La famiglia Paloni al completo, in Olanda.
- Cosa direte al Sinodo?
“Intanto è un onore per noi, per la nostra famiglia, per il Cammino neocatecumenali poter raccontare quello che Dio ha fatto nella nostra vita e siamo grati al papa. Poi vorremmo spiegare a tutti i padri sinodali l’importanza che ha l’Humanae vitae di Paolo VI, un grande pontefice. Per noi non è vero che l’insegnamento di quell’enciclica è un peso insopportabile, anzi è stata una grande grazia, perché ci ha insegnato ad accogliere tutti i figli che Dio ci voleva dare. Noi siamo molto contenti e felici della nostra vita”.
- Nel dibattito di questi mesi si è parlato anche nella Chiesa di superamento dell’Humanae vitae.
“Per noi sarebbe un errore, anzi va riscoperta e valorizzata, perché il futuro dell’umanità dipende dalla famiglia cristiana, che non si forma con un corso pre-matrimoniale di un paio di settimane, ma con un percorso di fede che aiuta a riscoprire il Battesimo e che dura tutta la vita”.
- Perché avete scelto di fare i missionari?

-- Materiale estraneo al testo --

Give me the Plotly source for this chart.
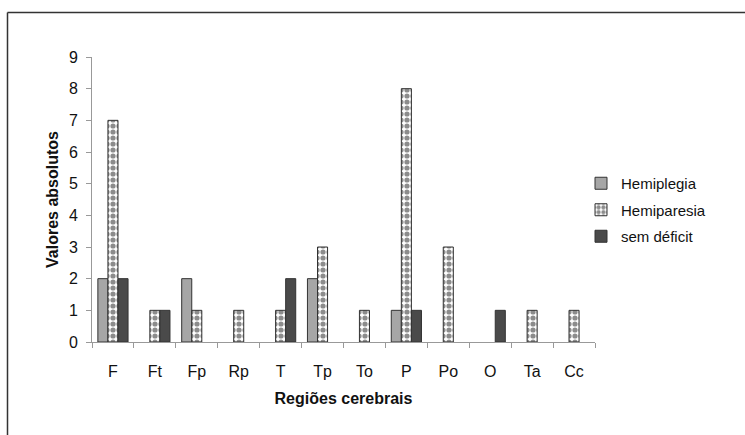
import plotly.graph_objects as go

categories = ["F", "Ft", "Fp", "Rp", "T", "Tp", "To", "P", "Po", "O", "Ta", "Cc"]
hemiplegia = [2, 0, 2, 0, 0, 2, 0, 1, 0, 0, 0, 0]
hemiparesia = [7, 1, 1, 1, 1, 3, 1, 8, 3, 0, 1, 1]
sem_deficit = [2, 1, 0, 0, 2, 0, 0, 1, 0, 1, 0, 0]
y_ticks = list(range(0, 10))

W, H = 745, 435
L, R, T, B = 92, 150, 57, 93
pw = W - L - R
ph = H - T - B


def px_x(x):
    return (x - L) / pw


def px_y(y):
    return (H - B - y) / ph


font = "Liberation Sans, Arial, sans-serif"


def outline(values):
    return dict(color="#333333", width=[1 if v > 0 else 0 for v in values])


fig = go.Figure()
fig.add_trace(go.Bar(name="Hemiplegia", x=categories, y=hemiplegia,
                     marker=dict(color="#a6a6a6", line=outline(hemiplegia)), legendgroup="a"))
fig.add_trace(go.Bar(name="Hemiparesia", x=categories, y=hemiparesia,
                     marker=dict(color="white", line=outline(hemiparesia),
                                 pattern=dict(shape=".", fgcolor="#1a1a1a", bgcolor="white",
                                              size=6, solidity=0.6)), legendgroup="b"))
fig.add_trace(go.Bar(name="sem déficit", x=categories, y=sem_deficit,
                     marker=dict(color="#4a4a4a", line=outline(sem_deficit)), legendgroup="c"))

fig.update_layout(
    width=W, height=H,
    margin=dict(l=L, r=R, t=T, b=B, autoexpand=False),
    paper_bgcolor="white", plot_bgcolor="white",
    barmode="group", bargap=0.28, bargroupgap=0,
    font=dict(family=font, color="#111111"),
    showlegend=True,
    legend=dict(x=px_x(581), y=px_y(210), xanchor="left", yanchor="middle",
                font=dict(size=15, family=font), tracegroupgap=4,
                bgcolor="rgba(0,0,0,0)", itemwidth=30),
    xaxis=dict(
        type="category", showgrid=False, showline=True, linecolor="#999999", linewidth=1,
        ticks="outside", tickson="boundaries", ticklen=5, tickcolor="#999999",
        tickfont=dict(size=16, family=font), range=[-0.5, 11.5], ticklabelstandoff=15,
        title=dict(text="<b>Regiões cerebrais</b>", font=dict(size=16, family=font), standoff=13),
        zeroline=False,
    ),
    yaxis=dict(
        range=[0, 9], tickvals=y_ticks, showgrid=False, showline=True,
        linecolor="#999999", linewidth=1, ticks="outside", ticklen=5, tickcolor="#999999",
        tickfont=dict(size=16, family=font), zeroline=False, ticklabelstandoff=5,
        title=dict(text="<b>Valores absolutos</b>", font=dict(size=16, family=font), standoff=6),
    ),
    shapes=[
        dict(type="line", xref="paper", yref="paper", x0=px_x(7.5), x1=px_x(760),
             y0=px_y(12.5), y1=px_y(12.5), line=dict(color="#333333", width=1.5)),
        dict(type="line", xref="paper", yref="paper", x0=px_x(7.5), x1=px_x(7.5),
             y0=px_y(12.5), y1=px_y(450), line=dict(color="#333333", width=1.5)),
    ],
)

fig.write_html("out.html", post_script="document.body.style.margin='0';",
               config={"displayModeBar": False})
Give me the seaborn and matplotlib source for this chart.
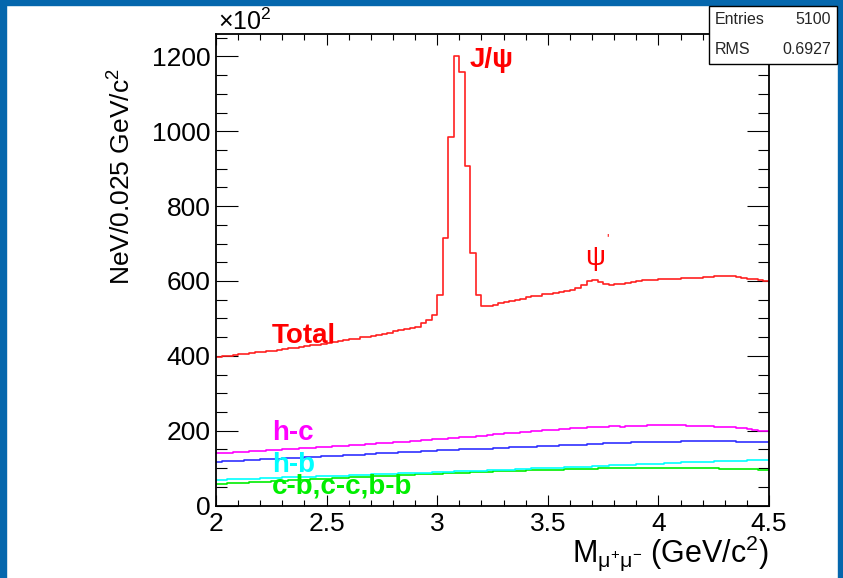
import numpy as np
import matplotlib
matplotlib.use("Agg")
import matplotlib.pyplot as plt
import seaborn as sns
from matplotlib.patches import Rectangle
from matplotlib.ticker import MultipleLocator

# ---------------- data ----------------
bin_edges = np.linspace(2.0, 4.5, 101)   # 0.025 GeV/c^2 bins

total = [397, 399, 400, 402, 404, 405, 407, 409, 411, 412,
         414, 416, 418, 420, 422, 424, 426, 428, 430, 432,
         434, 437, 439, 441, 444, 446, 449, 451, 454, 456,
         459, 462, 465, 468, 471, 474, 478, 488, 496, 509,
         563, 715, 984, 1201, 1159, 908, 675, 563, 534, 532,
         536, 540, 544, 547, 550, 553, 556, 559, 561, 564,
         566, 568, 570, 572, 575, 582, 590, 600, 603, 598,
         592, 590, 591, 593, 595, 597, 600, 602, 603, 603,
         604, 605, 605, 606, 607, 607, 608, 609, 610, 611,
         612, 613, 613, 612, 611, 609, 606, 604, 602, 601]

h_c = [140, 141, 141, 142, 143, 144, 145, 145, 146, 147,
       148, 149, 150, 151, 152, 153, 153, 154, 155, 156,
       157, 158, 159, 160, 161, 162, 163, 164, 165, 166,
       167, 168, 169, 170, 171, 172, 173, 175, 176, 177,
       178, 179, 180, 181, 182, 183, 184, 185, 186, 188,
       190, 191, 193, 194, 195, 196, 197, 199, 200, 201,
       202, 203, 204, 205, 206, 207, 208, 209, 210, 211,
       211, 212, 212, 211, 212, 213, 213, 213, 214, 214,
       214, 214, 215, 214, 214, 213, 213, 213, 212, 212,
       211, 211, 210, 209, 207, 206, 204, 202, 200, 198]

h_b_blue = [117, 118, 118, 119, 120, 121, 121, 122, 123, 124,
            124, 125, 126, 127, 127, 128, 129, 130, 130, 131,
            132, 133, 133, 134, 135, 136, 136, 137, 138, 139,
            139, 140, 141, 142, 142, 143, 144, 145, 145, 146,
            147, 148, 148, 149, 150, 150, 151, 151, 152, 152,
            153, 153, 154, 155, 155, 156, 157, 157, 158, 159,
            159, 160, 161, 161, 162, 163, 163, 164, 165, 165,
            166, 167, 167, 168, 168, 169, 169, 170, 170, 170,
            171, 171, 171, 171, 172, 172, 172, 172, 172, 172,
            172, 172, 172, 172, 171, 171, 171, 171, 170, 170]

h_b = [69, 69, 70, 70, 71, 71, 72, 72, 73, 73,
       74, 74, 75, 75, 76, 76, 77, 77, 78, 78,
       79, 79, 80, 80, 81, 81, 82, 82, 83, 83,
       84, 84, 85, 86, 86, 87, 87, 88, 88, 89,
       89, 90, 90, 91, 91, 92, 92, 93, 93, 94,
       94, 95, 96, 96, 97, 97, 98, 99, 99, 100,
       100, 101, 101, 102, 103, 103, 104, 104, 105, 106,
       106, 107, 107, 108, 109, 109, 110, 110, 111, 112,
       112, 113, 113, 114, 115, 115, 116, 116, 117, 117,
       118, 118, 119, 119, 120, 120, 121, 121, 122, 122]

cb_cc_bb = [57, 58, 59, 59, 60, 61, 62, 62, 63, 64,
            65, 65, 66, 67, 68, 68, 69, 70, 71, 71,
            72, 73, 74, 74, 75, 76, 76, 77, 78, 78,
            79, 80, 80, 81, 82, 82, 83, 84, 84, 85,
            85, 86, 87, 87, 88, 88, 89, 89, 90, 90,
            91, 91, 92, 92, 93, 93, 94, 94, 95, 95,
            95, 96, 96, 97, 97, 97, 98, 98, 98, 99,
            99, 99, 99, 100, 100, 100, 100, 100, 100, 100,
            100, 100, 100, 100, 100, 100, 99, 99, 99, 99,
            99, 98, 98, 98, 98, 97, 97, 97, 96, 96]

x_ticks = [2, 2.5, 3, 3.5, 4, 4.5]
x_tick_labels = ["2", "2.5", "3", "3.5", "4", "4.5"]
y_ticks = [0, 200, 400, 600, 800, 1000, 1200]
y_tick_labels = ["0", "200", "400", "600", "800", "1000", "1200"]

stat_names = ["Entries", "RMS"]
stat_values = ["5100", "0.6927"]

# ---------------- style ----------------
sns.set_theme(style="white")
plt.rcParams['font.family'] = ['Liberation Sans', 'DejaVu Sans']
plt.rcParams['mathtext.fontset'] = 'custom'
plt.rcParams['mathtext.rm'] = 'Liberation Sans'
plt.rcParams['mathtext.it'] = 'Liberation Sans:italic'
plt.rcParams['mathtext.bf'] = 'Liberation Sans:bold'

W, H = 843, 578
fig = plt.figure(figsize=(W / 100, H / 100), dpi=100)
fig.patch.set_facecolor("white")

# blue frame
blue = "#0567AD"
fig.patches.append(Rectangle((0, 0), 6 / W, 1, transform=fig.transFigure, color=blue, zorder=0))
fig.patches.append(Rectangle((0, 1 - 5 / H), 1, 5 / H, transform=fig.transFigure, color=blue, zorder=0))
fig.patches.append(Rectangle((838 / W, 0), 5 / W, 1, transform=fig.transFigure, color=blue, zorder=0))

ax_l, ax_r, ax_t, ax_b = 216, 769, 34, 505.5
ax = fig.add_axes([ax_l / W, 1 - ax_b / H, (ax_r - ax_l) / W, (ax_b - ax_t) / H])
ax.set_facecolor("white")

series = [(cb_cc_bb, "#00EE00"), (h_b, "#00FFFF"), (h_b_blue, "#3030FF"),
          (h_c, "#FF00FF"), (total, "#FF2020")]
for vals, col in series:
    heights = np.append(np.asarray(vals, dtype=float), vals[-1])
    sns.lineplot(x=bin_edges, y=heights, drawstyle="steps-post", estimator=None,
                 sort=False, color=col, linewidth=1.2, ax=ax)

ax.set_xlim(2, 4.5)
ax.set_ylim(0, 1260)
ax.set_xticks(x_ticks)
ax.set_xticklabels(x_tick_labels)
ax.set_yticks(y_ticks)
ax.set_yticklabels(y_tick_labels)
ax.xaxis.set_minor_locator(MultipleLocator(0.1))
ax.yaxis.set_minor_locator(MultipleLocator(50))

for s in ax.spines.values():
    s.set_visible(True)
    s.set_color("black")
    s.set_linewidth(1.3)

ax.tick_params(axis="x", which="major", direction="in", length=7.9, width=0.8,
               top=True, bottom=True, labelsize=19, pad=4.5, color="black", labelcolor="black")
ax.tick_params(axis="x", which="minor", direction="in", length=4, width=0.8,
               top=True, bottom=True, color="black")
ax.tick_params(axis="y", which="major", direction="in", length=15.8, width=0.8,
               left=True, right=True, labelsize=19, pad=4, color="black", labelcolor="black")
ax.tick_params(axis="y", which="minor", direction="in", length=7.9, width=0.8,
               left=True, right=True, color="black")

ax.set_ylabel("NeV/0.025 GeV/c$^{2}$", fontsize=19, color="black")
ax.yaxis.label.set_ha("right")
ax.yaxis.set_label_coords(-0.145, 0.928)
ax.set_xlabel("M$_{\\mathrm{μ^{+}μ^{-}}}$ (GeV/c$^{2}$)", fontsize=22, color="black")
ax.xaxis.label.set_ha("right")
ax.xaxis.label.set_va("baseline")
ax.xaxis.set_label_coords(1.0, -0.1198)

ax.text(0.003, 1.0085, "×10$^{2}$", transform=ax.transAxes, ha="left", va="baseline",
        fontsize=18, color="black")

# annotations
ax.text(3.713, 661, "ψ", color="#FF0000", fontsize=20, ha="center", va="center")
ax.text(3.772, 712, "'", color="#FF0000", fontsize=9, ha="center", va="center")
ax.text(3.148, 1190, "J/ψ", color="#FF0000", fontsize=20, fontweight="bold", ha="left", va="center")
ax.text(2.253, 453, "Total", color="#FF0000", fontsize=20, fontweight="bold", ha="left", va="center")
ax.text(2.253, 194, "h-c", color="#FF00FF", fontsize=20, fontweight="bold", ha="left", va="center")
ax.text(2.253, 107, "h-b", color="#00FFFF", fontsize=20, fontweight="bold", ha="left", va="center")
ax.text(2.253, 50, "c-b,c-c,b-b", color="#00EE00", fontsize=20, fontweight="bold", ha="left", va="center")

# statistics box
fig.patches.append(Rectangle((709 / W, 1 - 64 / H), 128 / W, 58 / H, transform=fig.transFigure,
                             facecolor="white", edgecolor="black", linewidth=1.0, zorder=5))
fig.text(715 / W, 1 - 20 / H, stat_names[0], fontsize=11.5, ha="left", va="center", zorder=6)
fig.text(831 / W, 1 - 20 / H, stat_values[0], fontsize=11.5, ha="right", va="center", zorder=6)
fig.text(715 / W, 1 - 49 / H, stat_names[1], fontsize=11.5, ha="left", va="center", zorder=6)
fig.text(831 / W, 1 - 49 / H, stat_values[1], fontsize=11.5, ha="right", va="center", zorder=6)

fig.savefig("out.png", dpi=100)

“Abbiamo liberamente risposto ad una chiamata, nessuno ci ha imposto nulla. Abbiamo deciso di andare in missione a servizio della Chiesa locale”.
- E perché in Olanda?
“Per caso, ma eravamo pronti ad andare dappertutto. In Olanda da tre generazioni non si parla più di Dio. A Maastricht quattro chiese hanno chiuso, di cui una è stata trasformata in discoteca e altre in albergo e palestra. La Chiesa si gioca il suo futuro sul passaggio della fede da una generazione all’altra. E la famiglia in questo campo è fondamentale. Nelle famiglie del Cammino il passaggio della fede ai figli avviene nel 95 per casi. E noi in Olanda testimoniamo questo, facendo i catechisti itineranti nelle parrocchie. E la stessa testimonianza la danno i nostri figli. In Olanda ci sono 35 comunità neocatecumenali e più di 30 famiglie missionarie”.
- Ma non vi prendono per matti?
“Mai. Siamo una famiglia normale. La gente rimane colpita e ci confida: ‘Ah, se avessi saputo come avere tanti figli ed essere felice…’ . Il nostro metodo è credere nel Signore e nella Provvidenza. Se si condivide lo spirito di uno che ha vinto la morte si può fare qualunque cosa”.
- Come si trasmette la fede ai figli?
“Con l’esempio e con la condivisione delle gioie e dei problemi della vita. Noi alla domenica mattina ci riuniamo tutti insieme per leggere il Vangelo, poi ci raccontiamo le nostre preoccupazione e vediamo di leggerle alla luce della Parola di Dio, ci chiediamo perdono a vicenda e troviamo la forza per andare avanti. E’ un buon metodo che funziona”.
- E la missione?
“Andiamo nelle parrocchie e insieme al parroco proponiamo un cammino di fede, come risposta a tante situazioni drammatiche dall’aborto al divorzio a tantissime solitudini. Dio ha una parola per tutto. In Olanda il tasso di secolarizzazione è altissimo, ma ci sono adesioni sorprendenti alla proposta che noi facciamo. Il Cammino tuttavia è un processo lungo, lento, ma molto serio. Serve per rendersi conto del proprio peccato, perché esso così perde forza, e riscoprendo le Grazie del Battesimo si apre una vita nuova, cioè per gli altri, in famiglia, nel mondo e nella Chiesa. E in questo percorso è indispensabile la comunità, che aiuta a rendere più forte la fede. Uno da solo rischia di naufragare”.